Samstag, 20.07.02

MIDNIGHT
COURT

Der Titel der neuen und bereits dritten CD "Ring the bell - run like hell" macht so richtig deutlich, wofür Midnight Court steht. Es ist im besten Sinne des Wortes ein audiophiles Klingel-Putzen. Die drei "Middies" ziehen kräftig um die Häuser und läuten mit ihrem frischen Sound Sturm. Zunächst klingeln sie bei drei ehrwürdigen Balladen an und erwecken die legendären "As I roved out", "Welcoming Paddy home" und "Salonika" zu neuem Leben. Dann sind die Kollegen aus der Singer/Songwriter-Riege dran. "Caleb Meyer" von Gillian Welch & David Rawlings oder der "Outside track" von Henry Lawson werden aus dem Tiefschlaf gerissen. Und Aaron Shirlow zeigt mit seinem "Omagh Town", daß auch er eine feine Adresse ist, wenn man einen griffigen Song zum Covern braucht. Last but not least kommen die berühmt berüchtigten Jigs und Reels dran. Diese werden so vehement aufgerüttelt, daß sie mit der Band im höllischen Tempo um die Wette rennen.
Das dritte Album läutet eine neue Epoche ein. Dieses Mal wurde etwas Aufwendiger produziert und bei einigen Stücken auch Schlagzeug eingesetzt. Dennoch ist die Band damit nicht in das Folk-Rock Lager gewechselt. Getreu dem Titel des Albums nimmt das Trio immer wieder Reißaus und springt zwischen opulent und unplugged produzierten Titeln hin und her. Geschickt vermeidet man es, in einer der vielen Irish Folk Schubladen zu landen und bietet dem Zuhörer einen äußerst abwechslungsreichen Hörgenuß.
Als Gäste wirken unter anderem mit: Brian O´Connor, der Tin Whistle Spieler von Geraldine MacGowan und Peter Jack, der Bassist von Clannad. Am Schlagzeug ist Mike Witzel, der auch schon für Chris de Burg die Schlagzeugstöcke schwang.

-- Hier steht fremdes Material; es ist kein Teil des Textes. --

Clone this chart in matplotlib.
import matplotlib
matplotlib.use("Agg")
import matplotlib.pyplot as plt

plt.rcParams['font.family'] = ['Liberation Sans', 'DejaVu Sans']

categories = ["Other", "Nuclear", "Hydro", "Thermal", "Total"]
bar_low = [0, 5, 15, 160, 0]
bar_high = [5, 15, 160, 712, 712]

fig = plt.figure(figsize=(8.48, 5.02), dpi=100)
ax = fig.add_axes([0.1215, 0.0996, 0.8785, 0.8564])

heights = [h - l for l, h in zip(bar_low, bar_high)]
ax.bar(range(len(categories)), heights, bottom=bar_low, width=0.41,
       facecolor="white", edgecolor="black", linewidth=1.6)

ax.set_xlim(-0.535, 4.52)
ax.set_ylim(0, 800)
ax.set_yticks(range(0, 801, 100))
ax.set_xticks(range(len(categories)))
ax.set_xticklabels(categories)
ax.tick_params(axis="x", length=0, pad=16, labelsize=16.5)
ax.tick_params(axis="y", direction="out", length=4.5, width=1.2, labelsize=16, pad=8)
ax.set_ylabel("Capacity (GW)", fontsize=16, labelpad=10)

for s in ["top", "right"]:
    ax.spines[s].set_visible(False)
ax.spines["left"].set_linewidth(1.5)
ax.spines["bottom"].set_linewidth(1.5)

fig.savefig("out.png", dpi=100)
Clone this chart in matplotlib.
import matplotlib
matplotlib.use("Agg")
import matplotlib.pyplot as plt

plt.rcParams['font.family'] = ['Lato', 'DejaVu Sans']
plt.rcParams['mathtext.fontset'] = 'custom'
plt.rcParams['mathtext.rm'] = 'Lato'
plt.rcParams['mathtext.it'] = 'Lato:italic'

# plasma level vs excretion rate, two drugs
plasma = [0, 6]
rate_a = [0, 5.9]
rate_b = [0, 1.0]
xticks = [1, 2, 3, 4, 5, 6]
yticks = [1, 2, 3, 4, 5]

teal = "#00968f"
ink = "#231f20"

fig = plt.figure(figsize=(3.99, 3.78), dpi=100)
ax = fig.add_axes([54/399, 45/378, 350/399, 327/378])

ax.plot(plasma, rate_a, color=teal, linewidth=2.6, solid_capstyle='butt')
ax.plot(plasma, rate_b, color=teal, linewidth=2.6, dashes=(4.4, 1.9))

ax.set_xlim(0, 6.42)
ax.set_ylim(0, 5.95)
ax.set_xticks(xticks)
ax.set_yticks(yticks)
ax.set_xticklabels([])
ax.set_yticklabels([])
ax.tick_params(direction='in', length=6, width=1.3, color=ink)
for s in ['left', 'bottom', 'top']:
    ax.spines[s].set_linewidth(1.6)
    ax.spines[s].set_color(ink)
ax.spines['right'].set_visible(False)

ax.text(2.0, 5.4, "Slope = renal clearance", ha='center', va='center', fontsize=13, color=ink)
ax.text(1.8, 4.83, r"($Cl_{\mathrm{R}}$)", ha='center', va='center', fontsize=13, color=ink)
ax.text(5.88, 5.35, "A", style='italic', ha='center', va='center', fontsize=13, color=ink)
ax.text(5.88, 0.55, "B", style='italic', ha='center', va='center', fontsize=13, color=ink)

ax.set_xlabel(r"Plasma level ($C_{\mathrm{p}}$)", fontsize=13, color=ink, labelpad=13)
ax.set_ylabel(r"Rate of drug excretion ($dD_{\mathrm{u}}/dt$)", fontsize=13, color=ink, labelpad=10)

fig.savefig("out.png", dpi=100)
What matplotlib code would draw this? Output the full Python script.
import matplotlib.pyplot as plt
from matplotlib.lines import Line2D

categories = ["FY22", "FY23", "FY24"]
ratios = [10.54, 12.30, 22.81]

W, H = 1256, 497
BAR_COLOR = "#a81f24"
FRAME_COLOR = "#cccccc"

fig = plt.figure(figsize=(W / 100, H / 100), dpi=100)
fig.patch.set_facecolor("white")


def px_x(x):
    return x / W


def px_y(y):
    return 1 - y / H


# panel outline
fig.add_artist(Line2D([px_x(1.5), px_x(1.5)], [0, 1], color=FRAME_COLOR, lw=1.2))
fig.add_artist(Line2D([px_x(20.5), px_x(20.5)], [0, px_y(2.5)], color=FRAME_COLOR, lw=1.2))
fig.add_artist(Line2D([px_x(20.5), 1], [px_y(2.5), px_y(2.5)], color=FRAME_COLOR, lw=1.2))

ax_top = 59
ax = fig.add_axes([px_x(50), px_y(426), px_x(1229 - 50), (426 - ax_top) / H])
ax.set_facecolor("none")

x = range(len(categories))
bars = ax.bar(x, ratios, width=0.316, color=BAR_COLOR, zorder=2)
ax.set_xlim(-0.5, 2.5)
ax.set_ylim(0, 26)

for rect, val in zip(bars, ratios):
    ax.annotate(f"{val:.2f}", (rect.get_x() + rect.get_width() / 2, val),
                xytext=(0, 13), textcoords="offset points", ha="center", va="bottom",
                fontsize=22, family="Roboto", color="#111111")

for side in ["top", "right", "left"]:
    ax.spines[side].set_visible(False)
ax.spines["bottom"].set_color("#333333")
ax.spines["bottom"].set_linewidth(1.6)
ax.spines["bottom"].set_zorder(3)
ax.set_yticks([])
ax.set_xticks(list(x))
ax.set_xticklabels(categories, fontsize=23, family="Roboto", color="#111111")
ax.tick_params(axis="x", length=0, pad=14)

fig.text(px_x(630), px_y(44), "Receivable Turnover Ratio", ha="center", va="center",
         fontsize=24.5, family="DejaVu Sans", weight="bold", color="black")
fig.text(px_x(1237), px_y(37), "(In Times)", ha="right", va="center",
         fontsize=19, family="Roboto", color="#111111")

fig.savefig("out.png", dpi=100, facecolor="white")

Nachdem das zweite Album "Ear to the ground" von den Medien euphorisch aufgenommen wurde, kann man jetzt gespannt sein, ob "Ring the bell - run like hell" wieder den Nerv der Journalisten und Fans treffen wird. Die Trauben hängen jedenfalls hoch. So schrieb z.B. die englische Musikzeitschrift "Rock ´n´Reel": "Ear to the ground is a treat for the ears and Celtic soul food of the finest order." Und daß dies keine Einzelmeinung war, belegten z.B. überaus positive Rezensionen in der Bibel des Irish Folk, dem Irish Music Magazine oder in der schottischen Living Tradition. Dies bedeutete für Midnight Court den internationalen Durchbruch. Es folgten Tourneen durch die USA, IRL, Skandinavien, Polen oder die Einladung des Staatstheaters Wiesbaden, den Soundrack zu der Dance Show "Irish Soul" zu schreiben, die im Jahre 2001 über dreissig mal aufgeführt wird. In Deutschland gehört die Band längst schon zu den beliebtesten und erfolgreichsten irischen Acts.
Das liegt nicht zuletzt an ihrem sympathischen Auftreten und den mitreißenden Live-Auftritten. Midnight Court beweisen es immer wieder: Irish Folk pur lebt. Und wie! Man braucht nicht viel, um einen proppenvollen Saal in absolute Begeisterung zu versetzen. Ein Akkordeon, Fiddle, Gitarre und exzellente Vocals genügen. Entscheidend dürfte der "Spirit" sein, der in den Musikern lodert, die diese Instrumente spielen und den Funken überspringen lassen. 
Daher hat sich die Bandphilosopie "give the people what they want!" als stimmig bewahrheitet. Denn die Fans sind immer noch richtig Feuer und Flamme für Irish Folk unplugged. Aber mit Biss! Wer das Feuer, das in den Jigs & Reels von Midnight Court lodert, nicht gleich spürt, der kann es zumindest optisch sofort sehen. Die Jungs pumpen Note für Note aus sich heraus und sind spätestens beim dritten Stück patsch naß. Dann wird es Zeit für eine Ballade, die unter die Haut geht und die Augen glänzen läßt. Midnight Court verstehen es, in ihrer Musik die vier Elemente Feuer, Wasser, Luft und Erde einmalig zu mischen. Man fühlt sich mal schwer, mal leicht, mal heiß, mal kalt, aber die ganze Zeit mit beiden Füßen auf dem Boden irischer Tradition.